Becoming Information Literate

Here are some tips for evaluating information as you research your papers.

Scholarly vs. Popular?

This short video explains why scholarly sources are preferable to popular publications for most college-level research and writing, and it will help you learn how to differentiate between the two.

Scholarly vs. popular publications from Information Literacy by Elsa Loftis

Search Strategies

How can you make searching for information less frustrating?

Know your topic

  • Ask questions to yourself about the topic you are searching. This can help you understand if you are searching for the right information.
    • For example...You want to write a paper on how great the television show Family Guy is. THINK ABOUT what questions you are trying to answer... How does Family Guy tackle the issue of race? How can Family Guy explore the issue of family dynamics? By understanding what questions you are trying to answer, it will help you focus your thoughts and how you go about looking for information.

    Use your words

    • Keywords that is. The catalog and databases are not like Ask.com. You can't ask those systems a question. They don't like it. What do you need to do? Pick out the most important words or ideas about what you are trying to find.
      • For example...Your topic: Family Guy treats the issue of ethnicity and social issues effectively. What are the MOST IMPORTANT IDEAS in this sentence? Family Guy, ethnicity and social issues. These are the terms you should use to begin your search.

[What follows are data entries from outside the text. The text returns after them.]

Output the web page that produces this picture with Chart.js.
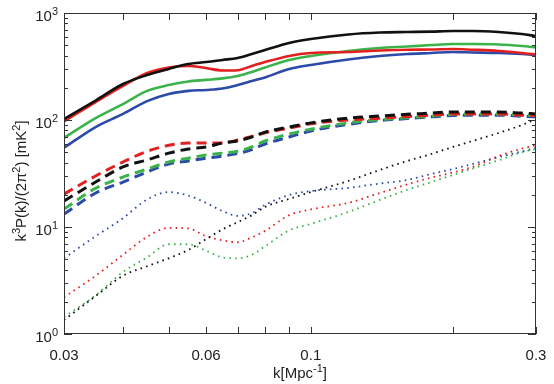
<!DOCTYPE html>
<html>
<head>
<meta charset="utf-8">
<script src="https://cdn.jsdelivr.net/npm/chart.js@4.4.1/dist/chart.umd.min.js"></script>
<style>
  html, body { margin: 0; padding: 0; background: #fff; }
  #wrap { width: 554px; height: 384px; position: relative; }
</style>
</head>
<body>
<div id="wrap"><canvas id="powerChart"></canvas></div>
<script>
// wavenumbers k [Mpc^-1]
const kValues = [0.03, 0.035, 0.04, 0.045, 0.05, 0.055, 0.06, 0.065, 0.07, 0.075, 0.08, 0.09,
                 0.1, 0.12, 0.14, 0.16, 0.18, 0.2, 0.22, 0.25, 0.28, 0.3];

// solid curves
const blackSolid = [102, 152, 217, 263, 300, 334, 348, 364, 380, 414, 451, 525, 571, 630, 657, 664, 670, 679, 679, 664, 636, 609];
const redSolid   = [97, 147, 208, 275, 310, 320, 306, 290, 292, 320, 348, 397, 423, 432, 446, 454, 456, 461, 454, 442, 423, 409];
const greenSolid = [68, 104, 141, 187, 212, 229, 237, 245, 258, 281, 310, 364, 397, 442, 471, 486, 502, 513, 513, 508, 491, 476];
const blueSolid  = [55, 86, 114, 150, 175, 187, 191, 197, 212, 231, 250, 300, 327, 368, 397, 414, 423, 432, 428, 423, 414, 405];

// dashed curves
const blackDash = [17.5, 26.3, 36.4, 42.3, 49, 53.6, 56, 61, 63.6, 69.4, 77, 86, 94, 104, 109, 113, 116, 119, 119, 119, 116, 114];
const redDash   = [20.3, 30, 40.5, 51, 58, 61, 61, 61, 65, 70, 76, 84, 92, 100, 104, 108, 111, 114, 114, 114, 111, 111];
const greenDash = [14.7, 23, 29.3, 34.8, 40.5, 44, 47, 49, 51, 56, 63.6, 74, 82, 94, 101, 105, 109, 113, 114, 114, 111, 110];
const blueDash  = [13.2, 20.8, 26.3, 32.7, 38.8, 41.4, 44, 46, 48.6, 53, 59.7, 69.4, 79, 91, 99, 103, 107, 110, 111, 111, 108.5, 107];

// dotted curves
const blackDot = [1.35, 2.26, 3.5, 4.3, 5.1, 6.1, 7.7, 9.5, 11.1, 12.9, 15.4, 18.3, 21.2, 26.9, 34.1, 41.4, 48.1, 56, 63.6, 75.6, 89.8, 102];
const redDot   = [2.2, 3.5, 5.5, 8.1, 9.8, 9.7, 8.2, 7.5, 7.2, 8.0, 9.2, 12.9, 14.6, 16.8, 20.8, 25, 29, 32.3, 36.4, 46, 54, 58];
const greenDot = [1.44, 2.3, 3.8, 5.2, 6.9, 6.9, 6.0, 5.2, 5.1, 5.5, 6.6, 9.3, 10.7, 13.8, 17.9, 22.2, 26.3, 30.6, 35.2, 42, 50, 53.6];
const blueDot  = [5.1, 8.2, 12.1, 18.1, 21.2, 19.7, 16.8, 14.1, 12.7, 13.5, 16.1, 19.9, 21.7, 23.2, 25.5, 27.5, 31.3, 34.8, 38.8, 45, 50.8, 54.7];

// axis ticks
const xTicks = [0.03, 0.04, 0.05, 0.06, 0.07, 0.08, 0.09, 0.1, 0.2, 0.3];
const xTickLabels = { 0.03: '0.03', 0.06: '0.06', 0.1: '0.1', 0.3: '0.3' };
const yDecades = [0, 1, 2, 3];

const COLORS = { black: '#111111', red: '#e3201f', green: '#3bb34a', blue: '#2c4aa8' };
const FONT = '"Liberation Sans", Arial, Helvetica, sans-serif';

function toPoints(arr) {
  return arr.map((v, i) => ({ x: kValues[i], y: v }));
}

function series(values, color, style) {
  const ds = {
    data: toPoints(values),
    borderColor: color,
    backgroundColor: color,
    pointRadius: 0,
    fill: false,
    cubicInterpolationMode: 'monotone'
  };
  if (style === 'solid') {
    ds.borderWidth = 2.6;
  } else if (style === 'dash') {
    ds.borderWidth = 3;
    ds.borderDash = [10, 6];
  } else {
    ds.borderWidth = 1.8;
    ds.borderDash = [1.6, 4.2];
  }
  return ds;
}

// draw text with superscript pieces: parts = [[text, isSup], ...]
function drawRich(ctx, parts, x, y, align, size, supSize) {
  let total = 0;
  const widths = parts.map(p => {
    ctx.font = (p[1] ? supSize : size) + 'px ' + FONT;
    const w = ctx.measureText(p[0]).width;
    total += w;
    return w;
  });
  let cx = align === 'center' ? x - total / 2 : (align === 'right' ? x - total : x);
  ctx.textAlign = 'left';
  ctx.textBaseline = 'alphabetic';
  parts.forEach((p, i) => {
    ctx.font = (p[1] ? supSize : size) + 'px ' + FONT;
    ctx.fillText(p[0], cx, p[1] ? y - size * 0.42 : y);
    cx += widths[i];
  });
}

// frame, inward ticks, y tick labels and axis titles
const framePlugin = {
  id: 'frame',
  afterDraw(chart) {
    const ctx = chart.ctx;
    const { left, right, top, bottom } = chart.chartArea;
    const xs = chart.scales.x;
    const ys = chart.scales.y;
    ctx.save();
    ctx.strokeStyle = '#333';
    ctx.lineWidth = 1;
    ctx.strokeRect(left + 0.5, top + 0.5, right - left - 1, bottom - top - 1);

    ctx.beginPath();
    xTicks.forEach(v => {
      const px = Math.round(xs.getPixelForValue(v)) + 0.5;
      ctx.moveTo(px, bottom); ctx.lineTo(px, bottom - 7);
      ctx.moveTo(px, top); ctx.lineTo(px, top + 7);
    });
    yDecades.forEach(e => {
      for (let m = 1; m <= 9; m++) {
        const v = m * Math.pow(10, e);
        if (v > 1000) break;
        const py = Math.round(ys.getPixelForValue(v)) + 0.5;
        const len = m === 1 ? 8 : 4;
        ctx.moveTo(left, py); ctx.lineTo(left + len, py);
        ctx.moveTo(right, py); ctx.lineTo(right - len, py);
      }
    });
    ctx.stroke();

    // y tick labels 10^n
    ctx.fillStyle = '#222';
    yDecades.forEach(e => {
      const py = ys.getPixelForValue(Math.pow(10, e));
      drawRich(ctx, [['10', false], [String(e), true]], left - 6, py + 8, 'right', 15, 11);
    });

    // axis titles
    drawRich(ctx, [['k[Mpc', false], ['-1', true], [']', false]], (left + right) / 2, 378, 'center', 15, 11);
    ctx.translate(26, 181);
    ctx.rotate(-Math.PI / 2);
    drawRich(ctx, [['k', false], ['3', true], ['P(k)/(2\u03c0', false], ['2', true], [') [mK', false], ['2', true], [']', false]],
             0, 0, 'center', 15, 11);
    ctx.restore();
  }
};

const ctx = document.getElementById('powerChart').getContext('2d');
const chart = new Chart(ctx, {
  type: 'line',
  data: {
    datasets: [
      series(blackSolid, COLORS.black, 'solid'),
      series(redSolid, COLORS.red, 'solid'),
      series(greenSolid, COLORS.green, 'solid'),
      series(blueSolid, COLORS.blue, 'solid'),
      series(blackDash, COLORS.black, 'dash'),
      series(redDash, COLORS.red, 'dash'),
      series(greenDash, COLORS.green, 'dash'),
      series(blueDash, COLORS.blue, 'dash'),
      series(blackDot, COLORS.black, 'dot'),
      series(redDot, COLORS.red, 'dot'),
      series(greenDot, COLORS.green, 'dot'),
      series(blueDot, COLORS.blue, 'dot')
    ]
  },
  options: {
    responsive: true,
    maintainAspectRatio: false,
    animation: false,
    devicePixelRatio: 1,
    layout: { padding: { left: 0, right: 18, top: 13, bottom: 0 } },
    plugins: {
      legend: { display: false },
      tooltip: { enabled: false }
    },
    scales: {
      x: {
        type: 'logarithmic',
        min: 0.03,
        max: 0.3,
        grid: { display: false },
        border: { display: false },
        afterBuildTicks: scale => { scale.ticks = xTicks.map(v => ({ value: v })); },
        afterFit: scale => { scale.height = 50; },
        ticks: {
          autoSkip: false,
          maxRotation: 0,
          padding: 5,
          color: '#222',
          font: { family: FONT, size: 15 },
          callback: v => xTickLabels[v] || ''
        }
      },
      y: {
        type: 'logarithmic',
        min: 1,
        max: 1000,
        grid: { display: false },
        border: { display: false },
        ticks: { display: false },
        afterFit: scale => { scale.width = 64; }
      }
    }
  },
  plugins: [framePlugin]
});
</script>
</body>
</html>
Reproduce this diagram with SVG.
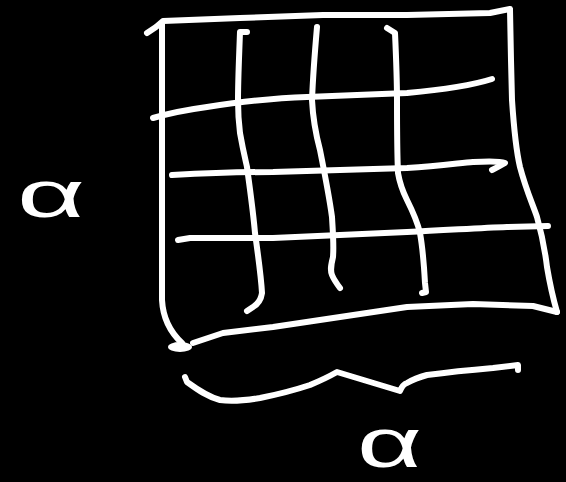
<svg xmlns="http://www.w3.org/2000/svg" width="566" height="482" viewBox="0 0 566 482">
<style>
.s{fill:none;stroke:#fff;stroke-width:6;stroke-linecap:round;stroke-linejoin:round}
.t{fill:#fff;font-family:"Liberation Sans","DejaVu Sans",sans-serif}
</style>
<rect width="566" height="482" fill="#000"/>
<g id="grid">
<path class="s" d="M147,33 L156,27 L163,21 L240,18 L323,15 L407,15 L490,13 L510,9"/>
<path class="s" d="M162,24 L162,120 L162,220 L162,300 C163,318 170,332 182,343"/>
<path class="s" d="M510,10 L511,60 L512,100 C514,130 516,150 520,167 C526,190 533,205 537,217 C542,235 545,250 547,267 C550,285 553,298 557,312"/>
<path class="s" d="M557,312 L533,306 L473,304 L407,307 L340,317 L273,327 L223,333 L193,343"/>
<ellipse cx="180" cy="347" rx="12" ry="5" fill="#fff"/>
<path class="s" d="M153,118 C170,113 185,110 207,107 C240,102 270,98 307,97 C350,95 380,94 407,93 C440,90 470,86 492,79"/>
<path class="s" d="M172,175 C210,173 240,172 273,172 C320,171 360,169 407,168 C440,166 460,163 473,162 C490,161 500,161 505,163 C500,166 496,168 492,170"/>
<path class="s" d="M178,240 L190,238 L230,238 L273,238 C320,236 360,234 407,232 C450,230 480,228 507,227 L548,226"/>
<path class="s" d="M247,32 L240,32 C239,60 238,80 238,100 C238,115 239,125 240,133 C243,150 245,158 247,167 C250,190 253,210 255,233 C258,255 261,275 262,293 C261,300 258,304 253,307 L247,311"/>
<path class="s" d="M317,27 C315,50 313,75 312,100 C313,120 316,135 320,150 C325,175 329,195 332,217 C333,235 334,245 333,257 C331,265 330,270 332,275 C334,280 337,284 340,288"/>
<path class="s" d="M387,28 L395,33 C396,55 397,80 397,100 C397,130 397,150 398,173 C400,185 403,192 407,200 C412,210 417,220 420,233 C423,250 424,265 425,283 L426,292 L422,293"/>
</g>
<g id="brace">
<path class="s" d="M185,377 L187,382 C198,390 208,397 220,400 C235,402 248,400 260,398 C280,394 295,390 310,385 C322,380 330,376 337,372 L400,391 C402,386 404,384 407,383 C414,379 420,377 427,375 C450,372 470,370 493,368 L518,365 L518,370"/>
</g>
<g id="labels">
<text class="t" x="17" y="217" font-size="66" textLength="68" lengthAdjust="spacingAndGlyphs">α</text>
<text class="t" x="357" y="467" font-size="70" textLength="65" lengthAdjust="spacingAndGlyphs">α</text>
</g>
</svg>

      Think outside the box

      • Sometimes just one set of keywords is not enough. You may search multiple places and not get any results. Try thinking of a different way to say something.
        • For example... America = United States; Teenager = Teen, Adolescent; Body image = Self image

        Working on Your Topic

        Picking a topic can be difficult. To make picking and writing on a topic a little easier, try to avoid these common mistakes:

        Thinking there are 100+ articles/books on your topic.
        Not every topic is written about at length, especially when they are CURRENT topics.
        TIP: Try to hunt around to see how your topic is treated. Browse general reference resources to give yourself ideas. Try subject encyclopedias,
        newspapers, magazines, etc. to get the ideas flowing.
        Picking a topic that is too broad or too narrow.
        You need to make sure your topic is manageable. Too broad will mean you will be overwhelmed by information. Too narrow will mean you might not find enough information to back up your thoughts.
        TIP: If you feel you are overwhelmed or not finding enough information, you may need to refine your search. How? Think about a broader/narrower time span, a larger/smaller place, broad/specific group of people, general/specific event.
        Not being flexible with your research.
        You have an idea and will stick to it no matter what, which may lead to frustrating research.
        TIP: Its okay to adjust your topic while you research. However, try to have a basic idea of what you want to do when you begin.
        Not giving yourself enough time.
        Be careful about time! Finding materials takes time. Putting together your thoughts takes time.
        TIP: Make sure you allow enough time for your research. This should lessen stress and make the process a lot more enjoyable.